I even drop all resources in DB before allowing it to try to re-init.
Just to see if it matters, we do use dynamic DB creds for boundary. This means that every time we restart the app it gets new username/password.

Kubernetes init container limits take into account the limits placed on app containers in the same pod, per the rules on resource limits for init containers – although the way I read that section, it’s saying the init container memory limit should be “no limit” since none of your init containers have a memory limit specified. You might have hit a bug there, or the docs might not be accurate and the behavior you’re seeing is the intended behavior. If you set a higher limit on the init container, you might be able to put the limit on the app container back (or just put the app container limit back as a higher limit).

As for the errors you’re seeing now, that looks like your database has some (residual?) Boundary content in it, but isn’t a valid Boundary database – migrate says the database is not inited, but init is complaining about the schema relation already existing. I don’t get this behavior when I run migrate and then init against a blank database. Maybe try dropping the DB entirely and delete the pod for this Deployment so it’ll retry.

Oddly if I run the same commands manually, they work as intended but fail otherwise. If I remove the init-container after manually initializing the database then the server crashes with error The database has not been initialized.

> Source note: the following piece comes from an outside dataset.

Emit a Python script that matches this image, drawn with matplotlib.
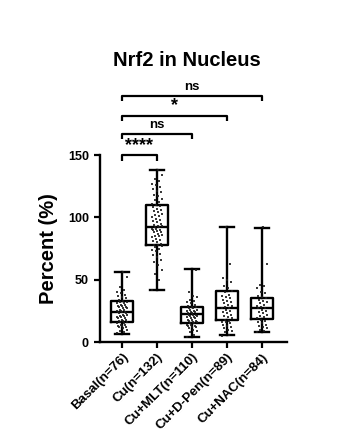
import matplotlib
matplotlib.use("Agg")
import matplotlib.pyplot as plt

plt.rcParams['font.family'] = ['Liberation Sans', 'DejaVu Sans']
plt.rcParams['font.weight'] = 'bold'

# ---- data ----
groups = ["Basal(n=76)", "Cu(n=132)", "Cu+MLT(n=110)", "Cu+D-Pen(n=89)", "Cu+NAC(n=84)"]
whislo = [6.7, 41.5, 4.0, 5.4, 8.0]
q1 = [15.8, 78.2, 15.5, 17.4, 18.2]
median = [24.4, 92.4, 22.2, 27.6, 27.6]
q3 = [33.0, 110.0, 28.1, 41.0, 35.6]
whishi = [56.3, 138.0, 58.7, 91.9, 91.6]

basal_pts = [7, 8, 9, 10, 11, 12, 12, 13, 13, 14, 14, 15, 15, 16, 16, 17, 17, 18, 18, 19,
             19, 20, 20, 21, 21, 22, 22, 23, 23, 24, 24, 24, 25, 25, 26, 26, 27, 27, 28, 28,
             29, 29, 30, 30, 31, 31, 32, 32, 33, 34, 35, 36, 37, 38, 39, 40, 42, 44, 52, 56]
cu_pts = [42, 50, 55, 58, 62, 64, 66, 68, 70, 71, 73, 74, 75, 76, 77, 78, 78, 79, 80, 81,
          82, 83, 84, 85, 85, 86, 87, 88, 88, 89, 90, 90, 91, 91, 92, 92, 93, 93, 94, 95,
          96, 97, 98, 99, 100, 101, 102, 103, 104, 105, 106, 107, 108, 109, 110, 111, 112,
          114, 115, 117, 118, 120, 121, 123, 124, 126, 127, 129, 131, 134, 138]
mlt_pts = [4, 6, 8, 9, 10, 11, 12, 12, 13, 13, 14, 14, 15, 15, 16, 16, 17, 17, 18, 18,
           19, 19, 20, 20, 21, 21, 22, 22, 22, 23, 23, 24, 24, 25, 25, 26, 26, 27, 27, 28,
           28, 29, 30, 31, 32, 33, 34, 36, 37, 40, 58]
dpen_pts = [5, 6, 8, 9, 10, 11, 12, 13, 14, 15, 16, 16, 17, 18, 19, 20, 21, 22, 23, 24,
            25, 26, 27, 27, 28, 29, 30, 31, 32, 33, 34, 35, 36, 37, 38, 40, 41, 43, 45, 48,
            50, 51, 63, 92]
nac_pts = [8, 9, 10, 11, 12, 13, 14, 15, 16, 17, 18, 19, 20, 21, 22, 23, 24, 25, 26, 27,
           27, 28, 29, 30, 31, 32, 33, 34, 35, 36, 37, 39, 40, 43, 45, 46, 63, 92]
points = [basal_pts, cu_pts, mlt_pts, dpen_pts, nac_pts]

comparisons = [(0, 1, "****"), (0, 2, "ns"), (0, 3, "*"), (0, 4, "ns")]
yticks = [0, 50, 100, 150]

# ---- figure ----
fig = plt.figure(figsize=(3.53, 4.38), dpi=100)
ax = fig.add_axes([0.283, 0.219, 0.530, 0.427])

stats = []
for i in range(len(groups)):
    stats.append(dict(med=median[i], q1=q1[i], q3=q3[i], whislo=whislo[i], whishi=whishi[i],
                      label=groups[i]))
pos = list(range(len(groups)))
ax.bxp(stats, positions=pos, widths=0.63, showfliers=False,
       boxprops=dict(color='black', linewidth=1.7),
       medianprops=dict(color='black', linewidth=1.7),
       whiskerprops=dict(color='black', linewidth=1.7),
       capprops=dict(color='black', linewidth=1.7),
       capwidths=0.38, zorder=2)

for i, pts in enumerate(points):
    xs = [i + (((k * 7) % 11) - 5) / 5 * 0.15 for k in range(len(pts))]
    ax.scatter(xs, pts, s=3, color='#1a1a1a', marker='s', linewidths=0, zorder=3, alpha=0.85)

ax.set_xlim(-0.63, 4.71)
ax.set_ylim(0, 150)
ax.set_yticks(yticks)
ax.set_yticklabels([str(t) for t in yticks], fontsize=9, fontweight='bold')
ax.set_xticks(pos)
ax.set_xticklabels(groups, rotation=45, ha='right', rotation_mode='anchor',
                   fontsize=9.5, fontweight='bold')
ax.tick_params(axis='both', width=1.6, length=4.5, direction='out')
ax.tick_params(axis='x', pad=2)
for s in ['top', 'right']:
    ax.spines[s].set_visible(False)
for s in ['left', 'bottom']:
    ax.spines[s].set_linewidth(1.7)

ax.set_ylabel("Percent (%)", fontsize=14.5, fontweight='bold', labelpad=7)

# significance brackets
heights = [150, 167, 181.5, 197.5]
drop = 4.5
for (a, b, txt), h in zip(comparisons, heights):
    ax.plot([a, a, b, b], [h - drop, h, h, h - drop], color='black', lw=1.6,
            clip_on=False, solid_capstyle='butt')
    fs = 13 if '*' in txt else 9.5
    ax.text((a + b) / 2, h + (1 if '*' in txt else 2.5), txt, ha='center', va='bottom',
            fontsize=fs, fontweight='bold', clip_on=False)

fig.text(0.53, 0.863, "Nrf2 in Nucleus", ha='center', va='center', fontsize=14.5,
         fontweight='bold')

fig.savefig("out.png", dpi=100, facecolor='white')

Please run 'boundary database init'.

Hmmmm. This sounds like you’re getting some kind of unexpected behavior. What are your database logs showing you? Can you see in the Boundary server pod logs how it’s trying to access the database you inited?

It appears to be an issue with the dynamic database credentials used. The database is created with the Postgres Role boundary but the tables are created by a dynamic user. Then after initialization the database user is different again. It appears I can’t use dynamic creds or I must first initialize the database with the parent role. Would boundary database init ever have a flag to tell it which user to set as owner for objects it creates? Seems to be an issue only with PostgreSQL as we use dynamic creds for MySQL for all in-house apps.